Obasanjo's Third Term Agenda: A Breakdown Of His Plan To Serve One More Tenure In Office

 
Olusegun Obasanjo a two-time Nigerian President and statesman


 Backgroung

 On 29th May 1999 Nigeria officialy entered it's Fourth Republic, Obasanjo was elected as Nigerian President. According to the constitution he was to last two tenures in office each a four year term, Obasanjo completed his two tenures in which he helped to lift the country from the valley of despair that was the Abacha regime, he reignited the failing Nigerian economy and did well to curb the corruption that was ever present in the Nigerian political system. But after completing his tenures in office Obasanjo felt that eight years was not enough and decided that he wanted to go for a third term, speaking at the high-level consultation on Rethinking Western Liberal Democracy in Africa, Olusegun Obasanjo said that time had come to be brutal with the truth and face the reality that western democracy was not delivering on expectations and should be therefore tinkered in such a way that would be able to take care of our pecularities as Africans.

 Obasanjo's Administartion And Third Term Agenda

  It is true that the Obasanjo administration had done well but some achievements where overexagerated, and an administration can not sight the aforementioned achievements as a reason to be given more time outside of that which was constitutionaly allocated because the work mentioned above is the responsibilty of every administration and cannot be sighted as an overachievement, but most importantly if he was given said third term in office what will stop him from wanting a fourth term? what about his succecsor would he also want a third term in office? the hard earned Fourth Republic seemed about to falter.

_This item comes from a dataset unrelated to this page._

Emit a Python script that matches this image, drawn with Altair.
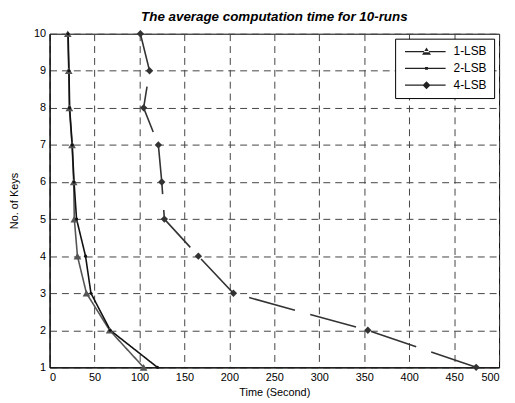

Section 137 (Ib) of the 1999 constitution states that "a person shall not be qualified for election to the office of the president if he has been elected to such office at any of the two previous election". To carry out an extension of tenure without constitutional amendment would be the biggest disgrace of the newly implemented Fourth Republic, therefore Obasanjo set out to do just that, amend the constitution.
 
The Senator Ibrahim Mantu Panel was set up to pursue the third term agenda at the National Assembly in other to facilate the increase of one more term in office. The panel carried out a tour of the six geo-political zones of the country in other to get the reaction of "stakeholders" to the proposed amendment though the event was centralised and there was low turn out, the pervasive opinion was against tenure elongation. This did not stop the panel from presenting it's proposed amendment to the National Assembly, during this period the country probably experienced one of the most severe cases of lobbying with senators been promised huge amount of money and oil wells. One good thing about the thrid term controversy was the resilience of the opposition, on May 16th, 2006, the ammendment bill was defeated at the Senate when it failed to garner the two-third majority vote that will scale it through to the second reading. The following day the House of Representatives also threw out the bill as it also failed to get the two-third votes made mandetory by the constition. This development was widely celebrated at home and abroad as a victory for democracy.